There was considerable pressure to get these projects funded, worked and completed. I even felt the pressure because I knew the situation in Iraq. Electrical power was intermittent, gas lines were long and there was very little employment. We couldn't fix the electrical grid or the gas lines so we needed to demonstrate that we were doing something constructive for the long suffering Iraqi populace. To achieve this end, I saw no problem in approving the use of a lieutenant assigned to me on a part time basis to help get the money spent.

At the time (Fall 2003) we were all very frustrated at the progress of the reconstruction. In fact, the institution of spending controls by CPA in Baghdad seemed an unnecessary aggravation. They required that the proposed projects be publicly posted and that at least three bids be received. One source of my aggravation was that some local Iraqi contractors, not fully understanding the bidding process (a radical concept in Iraq at the time) were losing out to more savvy contractors in Baghdad. The results of the spending requirements appeared to be having an effect contrary to our goals.

Why all the rules, why the bids? we asked. We need to put these people to work before they start shooting at us. Someone shooting at us was on our mind every time we left the compound. The fact that I wasn't getting shot at, but others in my area were, was small consolation to me. As the number of attacks progressively increased I knew that the danger was increasing. So the pressure to get the money spent, to put the Iraqis to work and show them that something in their miserable lives, however small, was improving, came not only from my sense of duty in seeing the mission succeed but from a personal sense of increasing danger to myself and my soldiers.

No system or process, however complex, will prevent misappropriation of funds if the persons responsible are unethical. The rules governing oversight of public corporations in the United States would fill volumes but the corporate officers at Enron were able to get around them. Something else in Iraq, I believe, was one source of the problem. Seeing $50,000 or $100,000 written on a ledger is quite different than seeing the cash, in stacks of wrapped $100 bills, stacked on a table before you.

And there were numerous opportunities to see large amounts of cash. One morning, for example, my lieutenant project officer mentioned that she had $60,000 in cash in her bag. To me this was an astounding amount of money, more cash by many orders of magnitude than I had ever seen or handled. I didn't ask to her to open her bag so that I could look because I sensed that that much money displayed in the open was an unnecessary temptation for the others in the room.

I suspect, but not do not know, that the amount of fraud in Hilla increased after I left in February 2004 for several reasons. First, people began rotating out and weren't replaced. Unfortunately, some of these people leaving were involved in the oversight process and therefore weren't there for the plotters to worry about. Secondly, as CPA saw the June deadline approach for the transfer of sovereignty to an interim Iraqi government, the CPA employees began to frantically spend money on as many projects as they could. They did not have enough people to properly supervise such a large number of contracts. They saw their ability to influence the course of events slipping away and they had to compress their objectives into a unmanageable period of time.

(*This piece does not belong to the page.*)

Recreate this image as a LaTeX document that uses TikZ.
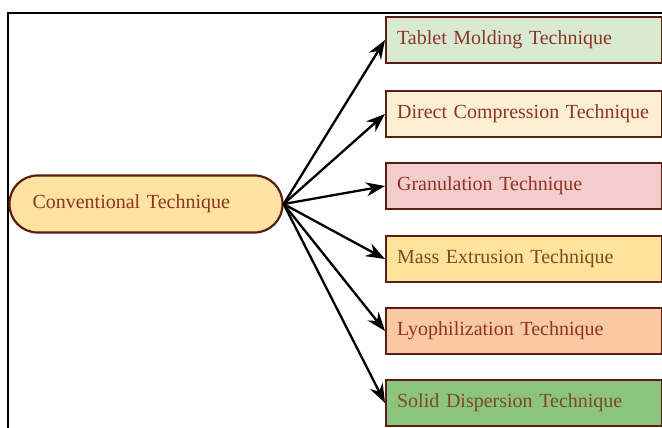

I wasn't ever worried that my lieutenant would steal any of the money. In fact, at the time, I remember feeling a sense of pride that we were doing such a good job of using this money for its intended purpose. Little did I know.

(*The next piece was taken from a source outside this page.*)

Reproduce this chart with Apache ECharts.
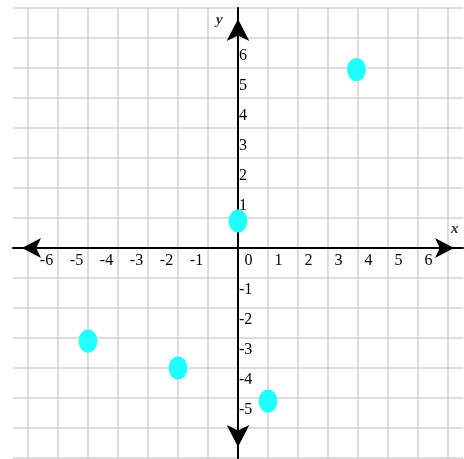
<!DOCTYPE html>
<html>
<head>
<meta charset="utf-8">
<script src="https://cdn.jsdelivr.net/npm/echarts@6/dist/echarts.min.js"></script>
<style>
  html, body { margin: 0; padding: 0; background: #fff; }
  #chart { width: 464px; height: 459px; }
</style>
</head>
<body>
<div id="chart"></div>
<script>
  // points
  const pointX = [3.95, 0, -5, -2, 1]
  const pointY = [5.95, 0.9, -3.1, -4, -5.1]
  const xTickLabels = [-6, -5, -4, -3, -2, -1, 0, 1, 2, 3, 4, 5, 6]
  const yTickLabels = [-5, -4, -3, -2, -1, 1, 2, 3, 4, 5, 6]

  const labelFont = 'Liberation Serif, Times New Roman, serif'
  const gridColor = '#d2d2d2'

  const chart = echarts.init(document.getElementById('chart'))
  chart.setOption({
    animation: false,
    grid: { left: 13, top: 8, width: 450, height: 450, containLabel: false, outerBoundsMode: 'none' },
    xAxis: {
      type: 'value',
      min: -7.5,
      max: 7.5,
      interval: 0.5,
      position: 'bottom',
      offset: -210, // 7 units up from the bottom edge -> y = 0
      axisLine: {
        onZero: false,
        symbol: ['arrow', 'arrow'],
        symbolSize: [15, 19],
        symbolOffset: [9, -9],
        lineStyle: { color: '#000', width: 2 }
      },
      axisTick: { show: false },
      axisLabel: {
        margin: 5,
        color: '#000',
        fontFamily: labelFont,
        fontSize: 16,
        formatter: function (v) {
          if (xTickLabels.indexOf(v) < 0) return ''
          if (v < 0) return '{n|' + v + '}{g| }'
          return '{g2| }{p|' + v + '}'
        },
        rich: {
          n: { width: 17, align: 'right', fontFamily: labelFont, fontSize: 16, color: '#000' },
          g: { width: 23, fontFamily: labelFont, fontSize: 16 },
          g2: { width: 21, fontFamily: labelFont, fontSize: 16 },
          p: { width: 19, align: 'left', fontFamily: labelFont, fontSize: 16, color: '#000' }
        }
      },
      splitLine: {
        show: true,
        // ticks every 0.5 from -7.5, only the whole numbers get a line
        lineStyle: { color: ['rgba(0,0,0,0)', gridColor], width: 1.5 }
      }
    },
    yAxis: {
      type: 'value',
      min: -7,
      max: 8,
      interval: 1,
      position: 'left',
      offset: -225, // 7.5 units in from the left edge -> x = 0
      axisLine: {
        onZero: false,
        symbol: ['arrow', 'arrow'],
        symbolSize: [17, 22],
        symbolOffset: [11, -11],
        lineStyle: { color: '#000', width: 2 }
      },
      axisTick: { show: false },
      axisLabel: {
        inside: true,
        margin: 1,
        color: '#000',
        fontFamily: labelFont,
        fontSize: 16,
        lineHeight: 24,
        formatter: function (v) {
          if (yTickLabels.indexOf(v) < 0) return ''
          if (v > 0) return v + '\n '
          return ' \n' + v
        }
      },
      splitLine: {
        show: true,
        lineStyle: { color: gridColor, width: 1.5 }
      }
    },
    graphic: [
      {
        type: 'text',
        left: 216,
        top: 13,
        style: { text: 'y', font: 'italic bold 15px "Liberation Serif"', fill: '#333' }
      },
      {
        type: 'text',
        left: 451,
        top: 222,
        style: { text: 'x', font: 'italic bold 15px "Liberation Serif"', fill: '#333' }
      }
    ],
    series: [
      {
        type: 'scatter',
        symbol: 'circle',
        symbolSize: [19, 23],
        itemStyle: { color: '#22ffff', opacity: 1 },
        data: pointX.map((x, i) => [x, pointY[i]])
      }
    ]
  })
</script>
</body>
</html>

Little did I know. Should I have known? Should I have done something about this? If I had known then I would have done something to correct the matter. If I had suspected something then I would have investigated. I truly believe that. But I didn't know. I didn't even suspect. I had many jobs in Iraq but auditing the expenditures of CPA South Central was not one of them.

Does any of that make me feel any better? No. Stein, Bloom and Hopfengardner have tainted me. Forever. And there's not anything that I can do about it.